出典)一般社団法人全国銀行協会「未払い利息が発生する仕組み」
未払い利息の計算方法は、金融機関によって異なるので、自身が組んでいる住宅ローンでは、どのように計算されるのか確認しておきましょう。
125%ルールとは、金利が上昇しても返済額が125%を超えて増加しないようにする措置です。5年ルールによって5年ごとに返済額が増えるときは、それまでの返済額の1.25倍が上限となります。なお、金利が下がったときは、下限なく返済額は減ります。
125%のルールのメリットは、5年ルールでは防げない返済額の大幅な負担増を回避できることです。ただし、返済額が1.25倍に増えるのは金利が大きく上昇した場合に限られます。たとえば、借入額5,000万円、金利0.5%、借入期間35年で元利均等返済の条件で毎月の返済額が1.25倍に増える事例を考えてみましょう。
上述の条件で毎月の返済額をシミュレーションすると、毎月の返済額は129,792円となります。この返済額に125%ルールが適用されるとき、毎月の返済額は162,240円です。実際に金利が変動する場合を考えると、計算が複雑であるため、返済開始時の金利が何%のときに、この返済額になるかを考えてみましょう。

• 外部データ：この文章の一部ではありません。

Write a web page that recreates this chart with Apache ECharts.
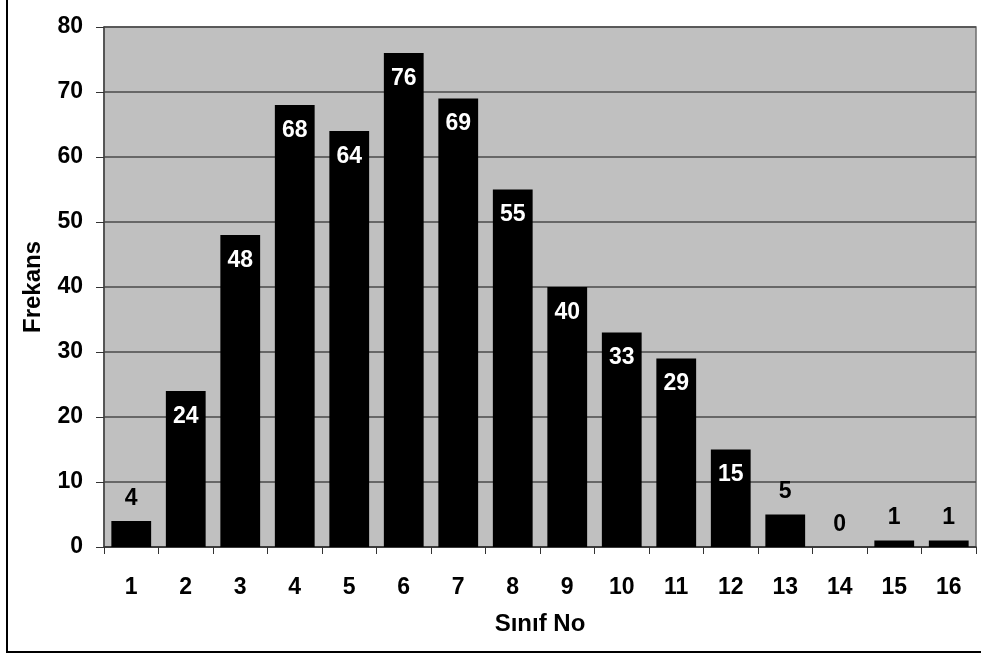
<!DOCTYPE html>
<html>
<head>
<meta charset="utf-8">
<script src="https://cdn.jsdelivr.net/npm/echarts@6/dist/echarts.min.js"></script>
<style>
  html, body { margin: 0; padding: 0; background: #fff; }
  #chart { width: 981px; height: 656px; }
</style>
</head>
<body>
<div id="chart"></div>
<script>
// Class numbers and their frequencies
const classNumbers = ['1','2','3','4','5','6','7','8','9','10','11','12','13','14','15','16'];
const frequencies = [4, 24, 48, 68, 64, 76, 69, 55, 40, 33, 29, 15, 5, 0, 1, 1];
const yTicks = [0, 10, 20, 30, 40, 50, 60, 70, 80];

const FONT = '"Liberation Sans", Arial, sans-serif';

// Short bars carry their value above the bar; tall bars show it inside in white
const barData = frequencies.map(v => {
  const small = v < 10;
  return {
    value: v,
    label: small
      ? { position: 'top', distance: 11, color: '#000' }
      : { position: 'insideTop', distance: 14, color: '#fff' }
  };
});

const chart = echarts.init(document.getElementById('chart'), null, { renderer: 'canvas' });
chart.setOption({
  animation: false,
  backgroundColor: '#fff',
  graphic: [{
    type: 'rect',
    shape: { x: 7, y: -10, width: 1000, height: 662 },
    style: { fill: 'none', stroke: '#000', lineWidth: 2 },
    silent: true
  }],
  grid: {
    left: 104, right: 5, top: 27, bottom: 109,
    show: true,
    backgroundColor: '#c0c0c0',
    borderColor: '#6e6e6e',
    borderWidth: 1.5
  },
  xAxis: {
    type: 'category',
    data: classNumbers,
    name: 'Sınıf No',
    nameLocation: 'middle',
    nameGap: 65,
    nameTextStyle: { fontFamily: FONT, fontWeight: 'bold', fontSize: 24, color: '#000', verticalAlign: 'top' },
    axisLine: { show: true, lineStyle: { color: '#333', width: 1.5 } },
    axisTick: { show: true, alignWithLabel: false, length: 7, lineStyle: { color: '#333' } },
    axisLabel: { margin: 29, fontFamily: FONT, fontWeight: 'bold', fontSize: 23, color: '#000' },
    splitLine: { show: false }
  },
  yAxis: {
    type: 'value',
    min: yTicks[0],
    max: yTicks[yTicks.length - 1],
    interval: 10,
    name: 'Frekans',
    nameLocation: 'middle',
    nameGap: 71,
    nameRotate: 90,
    nameTextStyle: { fontFamily: FONT, fontWeight: 'bold', fontSize: 24, color: '#000', verticalAlign: 'middle' },
    axisLine: { show: true, lineStyle: { color: '#444', width: 1.5 } },
    axisTick: { show: true, inside: false, length: 8, lineStyle: { color: '#333' } },
    axisLabel: { margin: 21, fontFamily: FONT, fontWeight: 'bold', fontSize: 23, color: '#000' },
    splitLine: { show: true, lineStyle: { color: '#4a4a4a', width: 1.5 } }
  },
  series: [{
    type: 'bar',
    data: barData,
    barCategoryGap: '27%',
    itemStyle: { color: '#000' },
    label: {
      show: true,
      fontFamily: FONT,
      fontWeight: 'bold',
      fontSize: 23
    }
  }]
});
</script>
</body>
</html>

借入額5,000万円、借入期間35年、毎月の返済額は162,240円でシミュレーションすると、適用金利は1.867%となります。この結果からわかるように、125%ルールは金利が大幅に増加しないと適用されず、昨今の市中金利からは考えにくいほど大きな変動がないと、125%には当たらないことがわかります。
5年ルールと125%ルールがあれば、金利が上昇しても返済額が急に増えることはありません。しかし、実際は利息の支払いが免除されるわけではなく、支払いが先送りされているだけです。
もし「5年ルールや125%ルールがあるから金利が上昇しても大丈夫」と考えているのであれば、それは誤りです。住宅ローンの金利変動リスクを完全に排除したい場合は、固定金利型で借り入れたほうが良いでしょう。
なお、住宅ローンの固定期間選択型は、固定期間が終了して変動金利へ切り替わっても、一般的には5年ルールや125%ルールは適用されないので注意が必要です。加えて、固定期間終了時点の金利で返済額が再計算されるため、金利が上昇すると返済額が大幅に増える恐れがあります。
金融機関によっては5年ルールや125%ルールを採用していない場合もあります。その場合、通常は半年ごとに金利が見直され、その都度返済額が変わります。この場合は金利が大幅に上昇しても利息を先送りせずに支払うため、返済期間の終盤で未払利息の負担が生じることはありません。
5年ルールと125%ルールは一時的な家計の負担軽減にはつながりますが、利払いの支払いを先送りにしているだけに過ぎないということを念頭に置いておく必要があります。
住宅ローンの変動金利型は、多くの金融機関で5年ルールと125%ルールが採用されているため、金利が大幅に上昇しても急に返済額が増えることはありません。
ただし、あくまでも利息の支払いが先送りされるだけで、返済総額が減るわけではないので注意が必要です。むしろ未払利息が発生し、返済期間の終盤で大きな負担が生じる恐れがあります。
住宅ローンを変動金利型で組む場合は、予め金利が上昇した場合の返済額を試算し、家計への負担を考慮しながら、その他の条件についても比較検討することが大切です。